● **What is expected**
What lines of the data include the string "with"? Copy them all.

* * * * * * * * *

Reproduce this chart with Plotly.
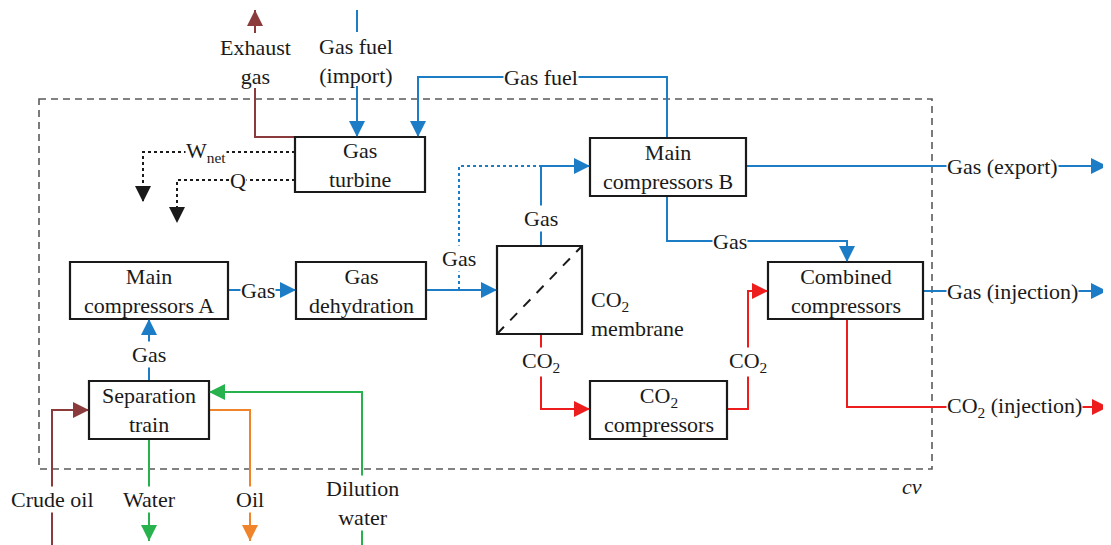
import plotly.graph_objects as go

# ---- diagram content (text) ----
box_labels = ["Gas<br>turbine", "Main<br>compressors B", "Main<br>compressors A",
              "Gas<br>dehydration", "Combined<br>compressors", "Separation<br>train",
              "CO<sub>2</sub><br>compressors"]
flow_labels = ["Gas fuel", "Gas", "Gas", "Gas", "Gas", "Gas (export)", "Gas",
               "Gas (injection)", "CO<sub>2</sub>", "CO<sub>2</sub>", "CO<sub>2</sub> (injection)",
               "Crude oil", "Water", "Dilution<br>water", "Oil", "W<sub>net</sub>", "Q"]
free_labels = ["Exhaust<br>gas", "Gas fuel<br>(import)"]
membrane_label = "CO<sub>2</sub><br>membrane"
cv_label = "cv"

# ---- layout geometry (pixel coordinates) ----
box_geom = [(295, 137, 425, 192), (590, 138, 746, 196), (70, 262, 228, 319),
            (296, 262, 426, 319), (768, 262, 923, 319), (89, 381, 209, 439),
            (590, 381, 727, 439)]
membrane_geom = (497, 246, 582, 334)
cv_geom = (39, 99, 932, 469)

BLUE = "#1c7cc6"
RED = "#ee1d1d"
BROWN = "#8b3b3b"
GREEN = "#27b24e"
ORANGE = "#f0842a"
BLACK = "#1a1a1a"
FONT = "Liberation Serif, Times New Roman, serif"
FS = 22

# polylines: (points, color, dash, arrow_at_end)
paths = [
    ([(357, 10), (357, 32)], BLUE, "solid", False),
    ([(357, 86), (357, 137)], BLUE, "solid", True),
    ([(667, 138), (667, 77), (418, 77), (418, 137)], BLUE, "solid", True),
    ([(149, 381), (149, 319)], BLUE, "solid", True),
    ([(228, 290), (296, 290)], BLUE, "solid", True),
    ([(426, 290), (497, 290)], BLUE, "solid", True),
    ([(459, 290), (459, 166), (541, 166)], BLUE, "dot", False),
    ([(541, 246), (541, 166), (590, 166)], BLUE, "solid", True),
    ([(746, 166), (1107, 166)], BLUE, "solid", True),
    ([(667, 196), (667, 241), (847, 241), (847, 262)], BLUE, "solid", True),
    ([(923, 291), (1107, 291)], BLUE, "solid", True),
    ([(541, 334), (541, 409), (590, 409)], RED, "solid", True),
    ([(727, 409), (748, 409), (748, 291), (768, 291)], RED, "solid", True),
    ([(847, 319), (847, 407), (1108, 407)], RED, "solid", True),
    ([(295, 137), (255, 137), (255, 88)], BROWN, "solid", False),
    ([(255, 33), (255, 10)], BROWN, "solid", True),
    ([(52, 545), (52, 410), (89, 410)], BROWN, "solid", True),
    ([(149, 439), (149, 541)], GREEN, "solid", True),
    ([(362, 545), (362, 392), (209, 392)], GREEN, "solid", True),
    ([(209, 410), (250, 410), (250, 541)], ORANGE, "solid", True),
    ([(295, 152), (143, 152), (143, 202)], BLACK, "dot", True),
    ([(295, 180), (177, 180), (177, 223)], BLACK, "dot", True),
]

flow_label_pos = [(541, 77), (149, 354), (258, 290), (459, 258), (541, 218),
                  (1002, 166), (730, 241), (1012, 291), (541, 362), (748, 362),
                  (1014, 407), (52, 499), (149, 499), (362, 503), (250, 499),
                  (206, 152), (238, 180)]
free_label_pos = [(255, 62), (356, 61)]

fig = go.Figure()

TAIL = 16
for pts, col, dash, arrow in paths:
    xs = [p[0] for p in pts]
    ys = [p[1] for p in pts]
    fig.add_trace(go.Scatter(x=xs, y=ys, mode="lines",
                             line=dict(color=col, width=2, dash=dash),
                             hoverinfo="skip", showlegend=False))
    if arrow:
        (x0, y0), (x1, y1) = pts[-2], pts[-1]
        t = TAIL if dash == "solid" else 9
        dx = 0 if x1 == x0 else (t if x1 > x0 else -t)
        dy = 0 if y1 == y0 else (t if y1 > y0 else -t)
        fig.add_annotation(x=x1, y=y1, ax=x1 - dx, ay=y1 - dy,
                           xref="x", yref="y", axref="x", ayref="y",
                           text="", showarrow=True, arrowhead=2,
                           arrowsize=1.6, arrowwidth=2, arrowcolor=col,
                           standoff=0)

# boxes
for (x0, y0, x1, y1), lab in zip(box_geom, box_labels):
    fig.add_shape(type="rect", x0=x0, y0=y0, x1=x1, y1=y1,
                  line=dict(color=BLACK, width=2.2), fillcolor="rgba(0,0,0,0)")
    fig.add_annotation(x=(x0 + x1) / 2, y=(y0 + y1) / 2, text=lab,
                       showarrow=False, font=dict(family=FONT, size=FS, color=BLACK))

# membrane
mx0, my0, mx1, my1 = membrane_geom
fig.add_shape(type="rect", x0=mx0, y0=my0, x1=mx1, y1=my1,
              line=dict(color=BLACK, width=2.2))
fig.add_shape(type="line", x0=mx0, y0=my1, x1=mx1, y1=my0,
              line=dict(color=BLACK, width=2, dash="10px,9px"))
fig.add_annotation(x=589, y=314, text=membrane_label, showarrow=False,
                   xanchor="left", align="left",
                   font=dict(family=FONT, size=FS, color=BLACK))

# control volume
cx0, cy0, cx1, cy1 = cv_geom
fig.add_shape(type="rect", x0=cx0, y0=cy0, x1=cx1, y1=cy1, layer="below",
              line=dict(color="#5a5a5a", width=1.6, dash="7px,5px"))
fig.add_annotation(x=912, y=486, text="<i>" + cv_label + "</i>", showarrow=False,
                   font=dict(family=FONT, size=FS, color=BLACK))

# flow labels with white background
for (x, y), lab in zip(flow_label_pos, flow_labels):
    fig.add_annotation(x=x, y=y, text=lab, showarrow=False, bgcolor="white",
                       borderpad=0, font=dict(family=FONT, size=FS, color=BLACK))

for (x, y), lab in zip(free_label_pos, free_labels):
    fig.add_annotation(x=x, y=y, text=lab, showarrow=False,
                       font=dict(family=FONT, size=FS, color=BLACK))

# the page body has an 8px margin: map data units 1:1 to window pixels
OFF = 8
fig.update_layout(
    width=1111 - OFF, height=545 - OFF,
    margin=dict(l=0, r=0, t=0, b=0),
    plot_bgcolor="white", paper_bgcolor="white",
    xaxis=dict(range=[OFF, 1111], visible=False, fixedrange=True),
    yaxis=dict(range=[545, OFF], visible=False, fixedrange=True),
    showlegend=False,
)

fig.write_html("out.html")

* * * * * * * * *

● **Output**
Reproduce this chart with Plotly.
# flow labels with white background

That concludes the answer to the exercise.